• What the task asks
Reproduce the listing below without changes, except that pictures are left out.
+ + +
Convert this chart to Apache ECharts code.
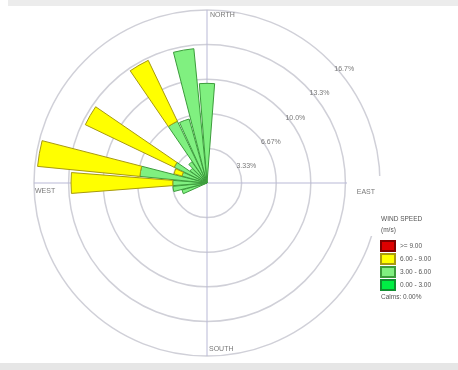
<!DOCTYPE html>
<html><head><meta charset="utf-8">
<script src="https://cdn.jsdelivr.net/npm/echarts@6/dist/echarts.min.js"></script>
<style>html,body{margin:0;padding:0;background:#fff}#c{width:458px;height:370px}</style>
</head><body><div id="c"></div>
<script>
// 36 wind directions (degrees, clockwise from north)
const directions = ['0','10','20','30','40','50','60','70','80','90','100','110','120','130','140','150','160','170',
  '180','190','200','210','220','230','240','250','260','270','280','290','300','310','320','330','340','350'];
// frequency (%) per speed class, per direction
const speed0to3 = [0,0,0,0,0,0,0,0,0,0,0,0,0,0,0,0,0,0, 0,0,0,0,0,0,0,0,0,0,0,0,0,0,0,0,0,0];
const speed3to6 = [9.6,0,0,0,0,0,0,0,0,0,0,0,0,0,0,0,0,0, 0,0,0,0,0,0,0,2.5,3.3,3.3,6.5,2.5,3.5,2.0,2.5,6.6,6.4,13.0];
const speed6to9 = [0,0,0,0,0,0,0,0,0,0,0,0,0,0,0,0,0,0, 0,0,0,0,0,0,0,0,0,9.8,9.9,0.8,9.5,0,0,6.5,0,0];
const speed9up  = [0,0,0,0,0,0,0,0,0,0,0,0,0,0,0,0,0,0, 0,0,0,0,0,0,0,0,0,0,0,0,0,0,0,0,0,0];
const classNames = ['>= 9.00','6.00 - 9.00','3.00 - 6.00','0.00 - 3.00'];
const ringLabels = ['3.33%','6.67%','10.0%','13.3%','16.7%'];
const cardinalNames = ['NORTH','EAST','SOUTH','WEST'];
const cardinalAngles = [0,90,180,270];
const legendTitle = ['WIND SPEED','(m/s)'];
const calmsText = 'Calms: 0.00%';

const FONT = 'Liberation Sans';
const C = [207,183], R = 173;
const STEP = 10/3, RMAX = 50/3;

const chart = echarts.init(document.getElementById('c'), null, {renderer:'canvas'});

function barSeries(name, data, fill, border){
  return {type:'bar', name:name, coordinateSystem:'polar', polarIndex:0, stack:'rose',
    data:data.map(v => v === 0 ? '-' : v),
    barCategoryGap:'12%', itemStyle:{color:fill, borderColor:border, borderWidth:1}, z:2};
}
const cardinalLabelCfg = [
  {position:'right', distance:3, offset:[0,5]},
  {position:'left', distance:5, offset:[0,9]},
  {position:'right', distance:2, offset:[0,-7]},
  {position:'right', distance:1, offset:[0,8]}
];

const option = {
  animation:false,
  backgroundColor:'#ffffff',
  polar:[{center:C, radius:R},{center:C, radius:R}],
  angleAxis:[
    {polarIndex:0, type:'category', data:directions, startAngle:95, clockwise:true,
     axisLine:{show:false}, axisTick:{show:false}, axisLabel:{show:false}, splitLine:{show:false}},
    {polarIndex:1, type:'value', min:0, max:360, interval:90, startAngle:90, clockwise:true,
     axisLine:{show:false}, axisTick:{show:false}, axisLabel:{show:false},
     splitLine:{show:true, lineStyle:{color:'#b9b9d6', width:1}}}
  ],
  radiusAxis:[
    {polarIndex:0, type:'value', min:0, max:RMAX, interval:STEP,
     axisLine:{show:false}, axisTick:{show:false}, axisLabel:{show:false},
     splitLine:{show:true, lineStyle:{color:'#d0d0d8', width:1.5}}},
    {polarIndex:1, type:'value', min:0, max:RMAX,
     axisLine:{show:false}, axisTick:{show:false}, axisLabel:{show:false}, splitLine:{show:false}}
  ],
  legend:{orient:'vertical', left:380, top:240, padding:0, itemWidth:14, itemHeight:10, itemGap:1,
    data:classNames, icon:'rect', selectedMode:false,
    textStyle:{fontSize:6.5, lineHeight:10, color:'#555', fontFamily:FONT}},
  series:[
    barSeries(classNames[3], speed0to3, '#00ee44', '#109030'),
    barSeries(classNames[2], speed3to6, '#80f080', '#3c9c3c'),
    barSeries(classNames[1], speed6to9, '#ffff00', '#a89a10'),
    barSeries(classNames[0], speed9up, '#dd0000', '#800000'),
    {type:'scatter', coordinateSystem:'polar', polarIndex:1, symbolSize:0, z:10, silent:true,
     data:ringLabels.map(l => ({value:[Math.min(parseFloat(l), RMAX),45], label:{formatter:l}})),
     label:{show:true, position:'right', distance:4, offset:[1,8], fontSize:7, color:'#555', fontFamily:FONT}},
    {type:'scatter', coordinateSystem:'polar', polarIndex:1, symbolSize:0, z:10, silent:true,
     data:cardinalNames.map((n,i) => ({value:[RMAX, cardinalAngles[i]], label:Object.assign({formatter:n}, cardinalLabelCfg[i])})),
     label:{show:true, fontSize:7, color:'#555', fontFamily:FONT}}
  ],
  graphic:[
    {type:'rect', shape:{x:8,y:0,width:450,height:6}, style:{fill:'#ececec'}, z:-1},
    {type:'rect', shape:{x:0,y:363,width:458,height:7}, style:{fill:'#e6e6e6'}, z:-1},
    {type:'rect', shape:{x:347,y:176,width:38,height:60}, style:{fill:'#ffffff'}, z:5},
    {type:'text', left:381, top:214, z:10, style:{text:legendTitle.join('\n'), fontSize:6.5, lineHeight:11, fill:'#555', fontFamily:FONT}},
    {type:'text', left:381, top:294, z:10, style:{text:calmsText, fontSize:6.5, fill:'#555', fontFamily:FONT}}
  ]
};
chart.setOption(option);
</script>
</body></html>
+ + +
• Task response
Convert this chart to Apache ECharts code.
<!DOCTYPE html>
<html><head><meta charset="utf-8">
<script src="https://cdn.jsdelivr.net/npm/echarts@6/dist/echarts.min.js"></script>
<style>html,body{margin:0;padding:0;background:#fff}#c{width:458px;height:370px}</style>
</head><body><div id="c"></div>
<script>
// 36 wind directions (degrees, clockwise from north)
const directions = ['0','10','20','30','40','50','60','70','80','90','100','110','120','130','140','150','160','170',
  '180','190','200','210','220','230','240','250','260','270','280','290','300','310','320','330','340','350'];
// frequency (%) per speed class, per direction
const speed0to3 = [0,0,0,0,0,0,0,0,0,0,0,0,0,0,0,0,0,0, 0,0,0,0,0,0,0,0,0,0,0,0,0,0,0,0,0,0];
const speed3to6 = [9.6,0,0,0,0,0,0,0,0,0,0,0,0,0,0,0,0,0, 0,0,0,0,0,0,0,2.5,3.3,3.3,6.5,2.5,3.5,2.0,2.5,6.6,6.4,13.0];
const speed6to9 = [0,0,0,0,0,0,0,0,0,0,0,0,0,0,0,0,0,0, 0,0,0,0,0,0,0,0,0,9.8,9.9,0.8,9.5,0,0,6.5,0,0];
const speed9up  = [0,0,0,0,0,0,0,0,0,0,0,0,0,0,0,0,0,0, 0,0,0,0,0,0,0,0,0,0,0,0,0,0,0,0,0,0];
const classNames = ['>= 9.00','6.00 - 9.00','3.00 - 6.00','0.00 - 3.00'];
const ringLabels = ['3.33%','6.67%','10.0%','13.3%','16.7%'];
const cardinalNames = ['NORTH','EAST','SOUTH','WEST'];
const cardinalAngles = [0,90,180,270];
const legendTitle = ['WIND SPEED','(m/s)'];
const calmsText = 'Calms: 0.00%';

const FONT = 'Liberation Sans';
const C = [207,183], R = 173;
const STEP = 10/3, RMAX = 50/3;

const chart = echarts.init(document.getElementById('c'), null, {renderer:'canvas'});

function barSeries(name, data, fill, border){
  return {type:'bar', name:name, coordinateSystem:'polar', polarIndex:0, stack:'rose',
    data:data.map(v => v === 0 ? '-' : v),
    barCategoryGap:'12%', itemStyle:{color:fill, borderColor:border, borderWidth:1}, z:2};
}
const cardinalLabelCfg = [
  {position:'right', distance:3, offset:[0,5]},
  {position:'left', distance:5, offset:[0,9]},
  {position:'right', distance:2, offset:[0,-7]},
  {position:'right', distance:1, offset:[0,8]}
];

const option = {
  animation:false,
  backgroundColor:'#ffffff',
  polar:[{center:C, radius:R},{center:C, radius:R}],
  angleAxis:[
    {polarIndex:0, type:'category', data:directions, startAngle:95, clockwise:true,
     axisLine:{show:false}, axisTick:{show:false}, axisLabel:{show:false}, splitLine:{show:false}},
    {polarIndex:1, type:'value', min:0, max:360, interval:90, startAngle:90, clockwise:true,
     axisLine:{show:false}, axisTick:{show:false}, axisLabel:{show:false},
     splitLine:{show:true, lineStyle:{color:'#b9b9d6', width:1}}}
  ],
  radiusAxis:[
    {polarIndex:0, type:'value', min:0, max:RMAX, interval:STEP,
     axisLine:{show:false}, axisTick:{show:false}, axisLabel:{show:false},
     splitLine:{show:true, lineStyle:{color:'#d0d0d8', width:1.5}}},
    {polarIndex:1, type:'value', min:0, max:RMAX,
     axisLine:{show:false}, axisTick:{show:false}, axisLabel:{show:false}, splitLine:{show:false}}
  ],
  legend:{orient:'vertical', left:380, top:240, padding:0, itemWidth:14, itemHeight:10, itemGap:1,
    data:classNames, icon:'rect', selectedMode:false,
    textStyle:{fontSize:6.5, lineHeight:10, color:'#555', fontFamily:FONT}},
  series:[
    barSeries(classNames[3], speed0to3, '#00ee44', '#109030'),
    barSeries(classNames[2], speed3to6, '#80f080', '#3c9c3c'),
    barSeries(classNames[1], speed6to9, '#ffff00', '#a89a10'),
    barSeries(classNames[0], speed9up, '#dd0000', '#800000'),
    {type:'scatter', coordinateSystem:'polar', polarIndex:1, symbolSize:0, z:10, silent:true,
     data:ringLabels.map(l => ({value:[Math.min(parseFloat(l), RMAX),45], label:{formatter:l}})),
     label:{show:true, position:'right', distance:4, offset:[1,8], fontSize:7, color:'#555', fontFamily:FONT}},
    {type:'scatter', coordinateSystem:'polar', polarIndex:1, symbolSize:0, z:10, silent:true,
     data:cardinalNames.map((n,i) => ({value:[RMAX, cardinalAngles[i]], label:Object.assign({formatter:n}, cardinalLabelCfg[i])})),
     label:{show:true, fontSize:7, color:'#555', fontFamily:FONT}}
  ],
  graphic:[
    {type:'rect', shape:{x:8,y:0,width:450,height:6}, style:{fill:'#ececec'}, z:-1},
    {type:'rect', shape:{x:0,y:363,width:458,height:7}, style:{fill:'#e6e6e6'}, z:-1},
    {type:'rect', shape:{x:347,y:176,width:38,height:60}, style:{fill:'#ffffff'}, z:5},
    {type:'text', left:381, top:214, z:10, style:{text:legendTitle.join('\n'), fontSize:6.5, lineHeight:11, fill:'#555', fontFamily:FONT}},
    {type:'text', left:381, top:294, z:10, style:{text:calmsText, fontSize:6.5, fill:'#555', fontFamily:FONT}}
  ]
};
chart.setOption(option);
</script>
</body></html>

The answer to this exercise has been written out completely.